Go through the entries below and retype them exactly, omitting each picture.

--- start ---

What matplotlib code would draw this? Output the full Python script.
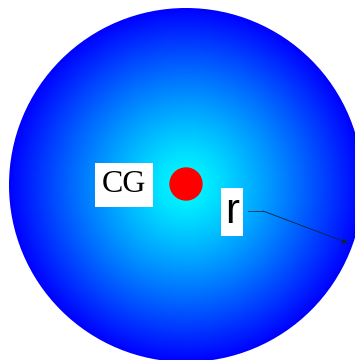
import matplotlib.pyplot as plt
import numpy as np
from matplotlib.patches import Circle

# Diagram geometry (pixel coordinates of the original picture)
body_center = [186, 185]
body_radius = 177
cg_point = [186, 184]
labels = ['CG', 'r']
label_pos = [[124, 185], [232, 212]]
arrow_path = [[248, 211], [263, 211], [348, 243]]

fig = plt.figure(figsize=(3.55, 3.6), dpi=100)
ax = fig.add_axes([0, 0, 1, 1])
ax.set_xlim(0, 355)
ax.set_ylim(360, 0)
ax.set_aspect('equal')
ax.axis('off')

# radial gradient cyan (centre) -> blue (rim)
xx, yy = np.meshgrid(np.arange(0, 360) + 0.5, np.arange(0, 360) + 0.5)
t = np.clip(np.hypot(xx - body_center[0], yy - body_center[1]) / body_radius, 0, 1)
rgb = np.zeros((360, 360, 3))
rgb[..., 1] = 1 - t ** 1.2
rgb[..., 2] = 1.0
im = ax.imshow(rgb, extent=[0, 360, 360, 0], interpolation='bilinear')
im.set_clip_path(Circle(body_center, body_radius, transform=ax.transData))

ax.add_patch(Circle(cg_point, 16, color='#ff0000', zorder=3))

ax.text(label_pos[0][0], label_pos[0][1], labels[0], family='Liberation Serif',
        fontsize=23, ha='center', va='center',
        bbox=dict(facecolor='white', edgecolor='none', pad=5))
ax.text(label_pos[1][0], label_pos[1][1], labels[1],
        family=['Liberation Sans Narrow', 'Liberation Sans'],
        fontsize=30, ha='center', va='center',
        bbox=dict(facecolor='white', edgecolor='none', pad=3))

ax.plot([arrow_path[0][0], arrow_path[1][0]], [arrow_path[0][1], arrow_path[1][1]],
        color='#223344', lw=0.6)
ax.annotate('', xy=arrow_path[2], xytext=arrow_path[1],
            arrowprops=dict(arrowstyle='-|>', color='#112233', lw=0.6,
                            mutation_scale=8, shrinkA=0, shrinkB=0))

fig.savefig('out.png', dpi=100)
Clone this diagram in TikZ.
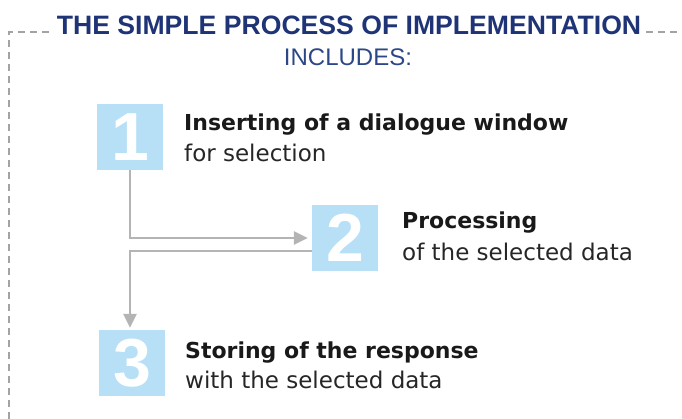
\documentclass[tikz,border=0pt]{standalone}
\usepackage{fontspec}
\setmainfont{Liberation Sans}
\newfontfamily\bodyfont{DejaVu Sans}
\usepackage{xcolor}
\usetikzlibrary{arrows.meta}
\definecolor{titleblue}{HTML}{1F3476}
\definecolor{subblue}{HTML}{2C4788}
\definecolor{boxblue}{HTML}{B7E0F6}
\definecolor{flowgray}{HTML}{B4B4B4}
\definecolor{framegray}{HTML}{A3A3A3}
\tikzset{
  numbox/.style={fill=boxblue,text=white,minimum size=66pt,inner sep=0pt,font=\fontsize{68}{68}\selectfont\bfseries},
  headtext/.style={anchor=base west,inner sep=0pt,text=black!90,font=\bodyfont\fontsize{22}{26}\selectfont\bfseries},
  subtext/.style={anchor=base west,inner sep=0pt,text=black!85,font=\bodyfont\fontsize{23}{27}\selectfont},
  flow/.style={draw=flowgray,line width=2.8pt,-{Triangle[length=14pt,width=13pt]}},
  frame/.style={draw=framegray,line width=1.8pt,dash pattern=on 7pt off 5pt}
}

\begin{document}
\begin{tikzpicture}[x=1pt,y=-1pt]
  \useasboundingbox (0,0) rectangle (682,419);
  \node[anchor=base,inner sep=0pt,text=titleblue,font=\fontsize{26.6}{30}\selectfont\bfseries] (title) at (349,35) {THE SIMPLE PROCESS OF IMPLEMENTATION};
  \node[anchor=base,inner sep=0pt,text=subblue,font=\fontsize{24}{28}\selectfont] (includes) at (348,66) {INCLUDES:};
  \coordinate (framebottom) at (9,419);
  \coordinate (frameright) at (682,32);
  \draw[frame] (framebottom) |- ([xshift=-5pt,yshift=3pt]title.base west);
  \draw[frame] ([xshift=5pt,yshift=3pt]title.base east) -- (frameright);
  % steps
  \node[numbox] (n1) at (130,137) {1};
  \node[numbox] (n2) at (345,238) {2};
  \node[numbox] (n3) at (132,363) {3};
  \node[headtext] (h1) at (184,131) {Inserting of a dialogue window};
  \node[subtext] (s1) at (184,162) {for selection};
  \node[headtext] (h2) at (402,229) {Processing};
  \node[subtext] (s2) at (402,261) {of the selected data};
  \node[headtext] (h3) at (185,358) {Storing of the response};
  \node[subtext] (s3) at (185,388) {with the selected data};
  % connectors
  \draw[flow,shorten >=4pt] (n1.south) |- (n2.west);
  \draw[flow,shorten >=2pt] ([yshift=-13pt]n2.west) -| ([xshift=-2pt]n3.north);
\end{tikzpicture}
\end{document}
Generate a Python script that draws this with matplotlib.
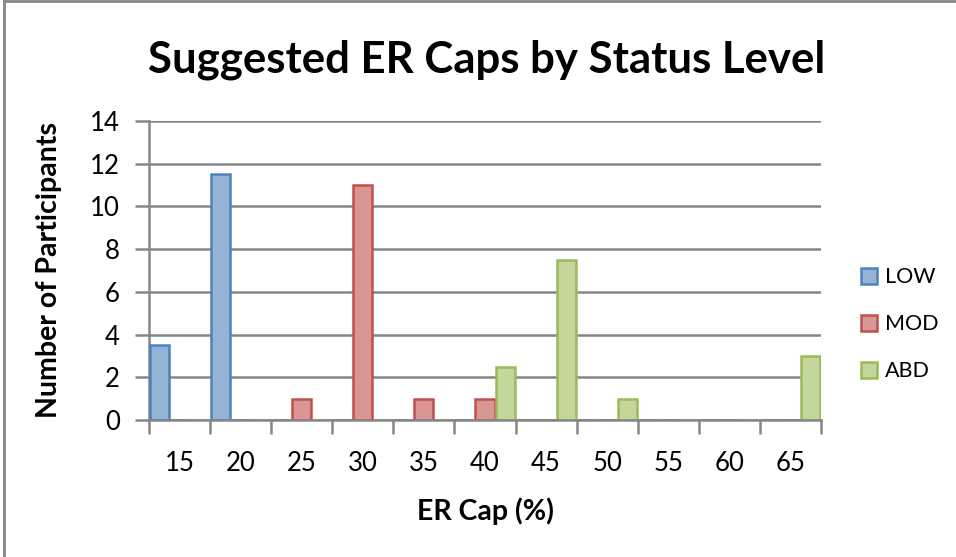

--- end ---

_Task response_
What matplotlib code would draw this? Output the full Python script.
import matplotlib.pyplot as plt
import numpy as np
from matplotlib.patches import Circle

# Diagram geometry (pixel coordinates of the original picture)
body_center = [186, 185]
body_radius = 177
cg_point = [186, 184]
labels = ['CG', 'r']
label_pos = [[124, 185], [232, 212]]
arrow_path = [[248, 211], [263, 211], [348, 243]]

fig = plt.figure(figsize=(3.55, 3.6), dpi=100)
ax = fig.add_axes([0, 0, 1, 1])
ax.set_xlim(0, 355)
ax.set_ylim(360, 0)
ax.set_aspect('equal')
ax.axis('off')

# radial gradient cyan (centre) -> blue (rim)
xx, yy = np.meshgrid(np.arange(0, 360) + 0.5, np.arange(0, 360) + 0.5)
t = np.clip(np.hypot(xx - body_center[0], yy - body_center[1]) / body_radius, 0, 1)
rgb = np.zeros((360, 360, 3))
rgb[..., 1] = 1 - t ** 1.2
rgb[..., 2] = 1.0
im = ax.imshow(rgb, extent=[0, 360, 360, 0], interpolation='bilinear')
im.set_clip_path(Circle(body_center, body_radius, transform=ax.transData))

ax.add_patch(Circle(cg_point, 16, color='#ff0000', zorder=3))

ax.text(label_pos[0][0], label_pos[0][1], labels[0], family='Liberation Serif',
        fontsize=23, ha='center', va='center',
        bbox=dict(facecolor='white', edgecolor='none', pad=5))
ax.text(label_pos[1][0], label_pos[1][1], labels[1],
        family=['Liberation Sans Narrow', 'Liberation Sans'],
        fontsize=30, ha='center', va='center',
        bbox=dict(facecolor='white', edgecolor='none', pad=3))

ax.plot([arrow_path[0][0], arrow_path[1][0]], [arrow_path[0][1], arrow_path[1][1]],
        color='#223344', lw=0.6)
ax.annotate('', xy=arrow_path[2], xytext=arrow_path[1],
            arrowprops=dict(arrowstyle='-|>', color='#112233', lw=0.6,
                            mutation_scale=8, shrinkA=0, shrinkB=0))

fig.savefig('out.png', dpi=100)
Clone this diagram in TikZ.
\documentclass[tikz,border=0pt]{standalone}
\usepackage{fontspec}
\setmainfont{Liberation Sans}
\newfontfamily\bodyfont{DejaVu Sans}
\usepackage{xcolor}
\usetikzlibrary{arrows.meta}
\definecolor{titleblue}{HTML}{1F3476}
\definecolor{subblue}{HTML}{2C4788}
\definecolor{boxblue}{HTML}{B7E0F6}
\definecolor{flowgray}{HTML}{B4B4B4}
\definecolor{framegray}{HTML}{A3A3A3}
\tikzset{
  numbox/.style={fill=boxblue,text=white,minimum size=66pt,inner sep=0pt,font=\fontsize{68}{68}\selectfont\bfseries},
  headtext/.style={anchor=base west,inner sep=0pt,text=black!90,font=\bodyfont\fontsize{22}{26}\selectfont\bfseries},
  subtext/.style={anchor=base west,inner sep=0pt,text=black!85,font=\bodyfont\fontsize{23}{27}\selectfont},
  flow/.style={draw=flowgray,line width=2.8pt,-{Triangle[length=14pt,width=13pt]}},
  frame/.style={draw=framegray,line width=1.8pt,dash pattern=on 7pt off 5pt}
}

\begin{document}
\begin{tikzpicture}[x=1pt,y=-1pt]
  \useasboundingbox (0,0) rectangle (682,419);
  \node[anchor=base,inner sep=0pt,text=titleblue,font=\fontsize{26.6}{30}\selectfont\bfseries] (title) at (349,35) {THE SIMPLE PROCESS OF IMPLEMENTATION};
  \node[anchor=base,inner sep=0pt,text=subblue,font=\fontsize{24}{28}\selectfont] (includes) at (348,66) {INCLUDES:};
  \coordinate (framebottom) at (9,419);
  \coordinate (frameright) at (682,32);
  \draw[frame] (framebottom) |- ([xshift=-5pt,yshift=3pt]title.base west);
  \draw[frame] ([xshift=5pt,yshift=3pt]title.base east) -- (frameright);
  % steps
  \node[numbox] (n1) at (130,137) {1};
  \node[numbox] (n2) at (345,238) {2};
  \node[numbox] (n3) at (132,363) {3};
  \node[headtext] (h1) at (184,131) {Inserting of a dialogue window};
  \node[subtext] (s1) at (184,162) {for selection};
  \node[headtext] (h2) at (402,229) {Processing};
  \node[subtext] (s2) at (402,261) {of the selected data};
  \node[headtext] (h3) at (185,358) {Storing of the response};
  \node[subtext] (s3) at (185,388) {with the selected data};
  % connectors
  \draw[flow,shorten >=4pt] (n1.south) |- (n2.west);
  \draw[flow,shorten >=2pt] ([yshift=-13pt]n2.west) -| ([xshift=-2pt]n3.north);
\end{tikzpicture}
\end{document}
Generate a Python script that draws this with matplotlib.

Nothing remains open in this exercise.